Maybe the reason I've been feeling both bitchy and droopy tonight has to do with nerves. I had a long conversation with the patient advocate lady at the hospital today. I'm supposed to attend a spine class at the hospital on the 15th. It's supposed to run four hours in addition to having some more blood testing (I swear, I feel like a pin cushion these days) and a consultation with the anesthesiology department, and there's no place for me to lie down. Given that I can't be "vertical" (read: sitting up or standing) for more than about 20 minutes without enduring blinding pain and getting lightheaded (even with the percocet), this is a problem. The lady at the hospital was very nice about it and told me that she could give me all the info over the phone... so she did. So hopefully my surgeon will clear me and say that I don't have to attend the class anyway. He'd been pretty adamant about my going. Keep your fingers crossed.
Anyway, the lady at the hospital basically gave me the run-down on what to expect when I'm in the hospital. Some of it was helpful (right down to where to get coupons for discounted parking), and some of it made me nervous. I think the sheer volume of information made me nervous. It's not like this is all new information - a lot of it is information I've known - but I'm getting a bit uneasy.
So here's what I know about what to expect while I'm in the hospital:
- My surgery will take about six hours.
- I'll be in the hospital for three days.
- I'll have two surgeons working on me. One will be my orthopedic surgeon, whom I love, and the other will be a vascular surgeon, who will be there for the first couple of hours to make the incisions on my "front" and deal with everything on that side.
- Since my surgery is an anterior-posterior procedure, I'm going to be very sore not only in my back but also throughout my entire abdominal area, since it sounds like they'll basically just push a bunch of organs aside so they can work on my spine from that direction.
- The first couple of days are going to be "really rough," in the words of the hospital lady. My surgeon told me I'll probably hate him for the first day or two.
- I'll have a morphine drip that I can control for probably the first two days/nights - which sounds to me like an awfully long time to be on morphine, since I've never had it before (and I'm nervous because a lot of painkillers make me sick). But I suppose it's good to know that I'll be able to self-administer pain meds every 10 minutes.
- They might have to put some sort of drain in my dressing, in case my incision "leaks" (WHAT????).
- Eating will be severely restricted at first, due to the distress my abdominal area will incur, having been effectively shoved to the side... on the plus side of that, once I'm allowed to eat, the hospital has room service so I can call and place an order according to a menu that'll be in my room.

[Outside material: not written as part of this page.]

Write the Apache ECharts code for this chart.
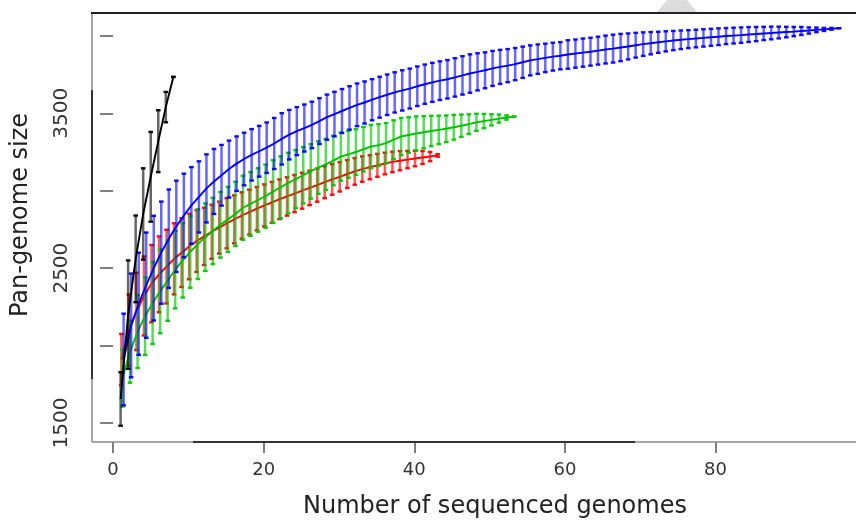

- They'll give me a kit of essentials for people who've had back surgery, including a "reacher" which will probably look like this yellow plastic toy my brother had when he was little.
- I'll work with PT and OT (physical and occupational therapy, respectively) and will get up to try to walk the day after surgery. They'll start me using a walker and we'll go from there.

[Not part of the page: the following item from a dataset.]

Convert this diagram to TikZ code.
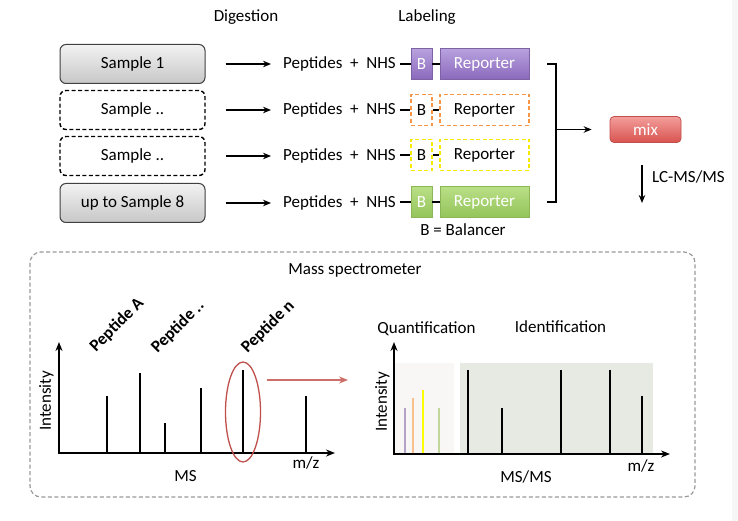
\documentclass[tikz,border=0pt]{standalone}
\usepackage{fontspec}
\setmainfont{Carlito}
\usetikzlibrary{arrows.meta,shapes.geometric}
\definecolor{stripgray}{HTML}{F6F6F6}
\definecolor{boxedge}{HTML}{404040}
\definecolor{purpTop}{HTML}{B8A2DE}
\definecolor{purpBot}{HTML}{8A68BC}
\definecolor{purpEdge}{HTML}{7E62A3}
\definecolor{greenTop}{HTML}{BADF86}
\definecolor{greenBot}{HTML}{93C45A}
\definecolor{greenEdge}{HTML}{8DB657}
\definecolor{orangeD}{HTML}{F79646}
\definecolor{yellowD}{HTML}{F5EA00}
\definecolor{mixTop}{HTML}{F29E9B}
\definecolor{mixBot}{HTML}{D9534F}
\definecolor{mixEdge}{HTML}{C0504D}
\definecolor{msgray}{HTML}{9A9A9A}
\definecolor{ellred}{HTML}{C0504D}
\definecolor{arrred}{HTML}{CC6F6B}
\definecolor{quantbg}{HTML}{F9F7F5}
\definecolor{identbg}{HTML}{E7EAE2}
\definecolor{pkPurple}{HTML}{B3A2C7}
\definecolor{pkOrange}{HTML}{FAC090}
\definecolor{pkYellow}{HTML}{FFFF00}
\definecolor{pkGreen}{HTML}{C3D69B}
\tikzset{
  txt/.style={inner sep=0pt},
  samplebox/.style={draw=boxedge, line width=1pt, rounded corners=6pt, top color=white!95!black, bottom color=white!78!black, minimum width=145pt, minimum height=39pt, inner sep=0pt},
  dsample/.style={draw=black, line width=1.4pt, dash pattern=on 4pt off 2.5pt, rounded corners=6pt, fill=white, minimum width=145pt, minimum height=39pt, inner sep=0pt},
  arr/.style={line width=1.4pt, -{Stealth[length=8pt,width=6.5pt]}},
  link/.style={line width=1.6pt},
  bpurple/.style={draw=purpEdge, line width=0.8pt, top color=purpTop, bottom color=purpBot, text=white, inner sep=0pt},
  bgreen/.style={draw=greenEdge, line width=0.8pt, top color=greenTop, bottom color=greenBot, text=white, inner sep=0pt},
  borange/.style={draw=orangeD, line width=1.4pt, dash pattern=on 4pt off 2.5pt, inner sep=0pt},
  byellow/.style={draw=yellowD, line width=1.4pt, dash pattern=on 4pt off 2.5pt, inner sep=0pt},
  bsize/.style={minimum width=21pt, minimum height=31pt},
  rsize/.style={minimum width=89pt, minimum height=31pt},
  mixbox/.style={draw=mixEdge, line width=0.8pt, rounded corners=4pt, top color=mixTop, bottom color=mixBot, text=white, minimum width=71pt, minimum height=26pt, inner sep=0pt},
  msbox/.style={draw=msgray, line width=1.2pt, dash pattern=on 4pt off 2.5pt, rounded corners=11pt},
  axis/.style={line width=1.8pt, {Stealth[length=9pt,width=7pt]}-{Stealth[length=9pt,width=7pt]}},
  peak/.style={line width=2.2pt},
  cpeak/.style={line width=2pt},
  plabel/.style={inner sep=0pt, font=\fontsize{17}{20}\selectfont\bfseries, rotate=45},
}
\begin{document}
\begin{tikzpicture}[x=1pt,y=-1pt,font=\fontsize{17}{20}\selectfont]
\useasboundingbox (0,0) rectangle (738,521);
\fill[white] (0,0) rectangle (738,521);
\fill[stripgray] (732,0) rectangle (738,521);

% headers
\node[txt] (dig) at (246,17) {Digestion};
\node[txt] (lab) at (427,17) {Labeling};

% samples
\node[samplebox] (s1) at (132.5,64) {Sample 1};
\node[dsample] (s2) at (132.5,110) {Sample ..};
\node[dsample] (s3) at (132.5,156) {Sample ..};
\node[samplebox] (s4) at (132.5,203) {up to Sample 8};

% peptides
\node[txt, anchor=west] (p1) at (283,64) {Peptides\ \ +\ \ NHS};
\node[txt, anchor=west] (p2) at (283,110) {Peptides\ \ +\ \ NHS};
\node[txt, anchor=west] (p3) at (283,156) {Peptides\ \ +\ \ NHS};
\node[txt, anchor=west] (p4) at (283,203) {Peptides\ \ +\ \ NHS};

\foreach \i in {1,2,3,4}{
  \draw[arr, shorten <=20pt, shorten >=12pt] (s\i) -- (p\i);
}

% labels B / Reporter
\node[bpurple, bsize] (b1) at (421.5,64) {B};
\node[bpurple, rsize] (r1) at (484.5,64) {Reporter};
\node[borange, bsize] (b2) at (421.5,110) {B};
\node[borange, rsize] (r2) at (484.5,110) {Reporter};
\node[byellow, bsize] (b3) at (421.5,155) {B};
\node[byellow, rsize] (r3) at (484.5,155) {Reporter};
\node[bgreen, bsize] (b4) at (421.5,202) {B};
\node[bgreen, rsize] (r4) at (484.5,202) {Reporter};

\foreach \i in {1,2,3,4}{
  \draw[link, shorten <=4pt] (p\i.east |- b\i) -- (b\i);
  \draw[link] (b\i) -- (r\i);
}

\node[txt] (bal) at (463,230) {B = Balancer};

% bracket and mix
\draw[link] (547,64) -- (556,64) -- (556,202) -- (547,202);
\coordinate (brk) at (556,129.5);
\node[mixbox] (mix) at (645.5,129.5) {mix};
\draw[arr, shorten >=18pt] (brk) -- (mix);

\coordinate (lcend) at (642,203);
\draw[arr, shorten <=22pt] (mix.south -| lcend) -- (lcend);
\node[txt, anchor=west] (lc) at (652,177) {LC-MS/MS};

% mass spectrometer box
\draw[msbox] (30,252) rectangle (695,497);
\node[txt] (mstitle) at (355,270) {Mass spectrometer};

% MS spectrum
\draw[axis] (59,342) -- (59,453) -- (335,453);
\draw[peak] (107,453) -- (107,396);
\draw[peak] (140,453) -- (140,373);
\draw[peak] (165,453) -- (165,423);
\draw[peak] (201,453) -- (201,388);
\draw[peak] (243,453) -- (243,370);
\draw[peak] (306,453) -- (306,396);
\node[txt, rotate=90] (int1) at (46.5,401) {Intensity};
\node[txt] (ms) at (185.5,476) {MS};
\node[txt] (mz1) at (306,463) {m/z};
\node[plabel] (pa) at (117,325) {Peptide A};
\node[plabel] (pdots) at (178,327) {Peptide ..};
\node[plabel] (pn) at (268,327) {Peptide n};

\node[draw=ellred, line width=1.3pt, ellipse, minimum width=35pt, minimum height=100pt, inner sep=0pt] (sel) at (243,412) {};
\coordinate (ra) at (267,380);
\coordinate (rb) at (348,380);
\draw[draw=arrred, line width=1.5pt, -{Stealth[length=9pt,width=7pt]}] (ra) -- (rb);

% MS/MS spectrum
\fill[quantbg] (395,363) rectangle (454,453);
\fill[identbg] (460,363) rectangle (653,453);
\draw[cpeak, pkPurple] (405,453) -- (405,408);
\draw[cpeak, pkOrange] (413,453) -- (413,398);
\draw[cpeak, pkYellow] (423,453) -- (423,390);
\draw[cpeak, pkGreen] (439,453) -- (439,408);
\draw[peak] (468,453) -- (468,370);
\draw[peak] (502,453) -- (502,408);
\draw[peak] (561,453) -- (561,370);
\draw[peak] (610,453) -- (610,370);
\draw[peak] (642,453) -- (642,396);
\draw[axis] (394,342) -- (394,454) -- (670,454);
\node[txt] (quant) at (426.5,329) {Quantification};
\node[txt] (ident) at (560.5,327) {Identification};
\node[txt, rotate=90] (int2) at (382.5,402) {Intensity};
\node[txt] (msms) at (526,477) {MS/MS};
\node[txt] (mz2) at (641,466) {m/z};
\end{tikzpicture}
\end{document}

- Apparently I won't be able to shower for a while - at least not as long as I'm in the hospital, and probably not for a few days thereafter (read: if any of you are planning to visit, you might want to come either immediately after the surgery, or wait a week so I can shower again).
The good news:
- Thankfully, there are no restrictions on visitors or visiting hours.
- The anesthesiologist should be able to give me something from the very beginning to prevent my getting sick from the anesthesia and painkillers.
- I may have talked my surgeon into using stitches that dissolve instead of using staples that would have to be removed. I'd just been picturing a staple-gun... and in my head, that just didn't look good. I know that with this surgery it's idiotic to be worried about the staples, of all things, but I'll be very happy to have some sort of less-invasive-sounding procedure to close me up.
The recovery will be long, but like everything else in the world it'll get progressively easier as it goes. I'll be in a brace for three months following surgery. I'm not allowed out of the house for the first six weeks after my surgery (well, I'm allowed out of the house to walk up and down the street or around the backyard, but I'm not allowed to actually go anywhere because I'm not allowed to be in a car). During the second six weeks I'll be allowed to ride in a car, but I think I'm limited in how much I can do that. My understanding of it is that it's not so much because I won't be able to drive; rather, it's that they want to limit my time in a car because on the awful chance that I were to be in an accident or anything, it'd be really difficult to "fix" me at that point.
In a way I'm excited for the surgery - mainly because I'm anxious for it to be over. Even at the beginning - even when I'm on the morphine drip - I think it'll feel like progress, at least psychologically. The way I see it, every day that goes by is one day closer to being done with this whole ordeal. But right now I'm a bit overwhelmed. Like I said, a lot of this is not new information and most of it isn't surprising, but it's starting to make me nervous. Surgery is December 19, which is now officially less than two weeks away.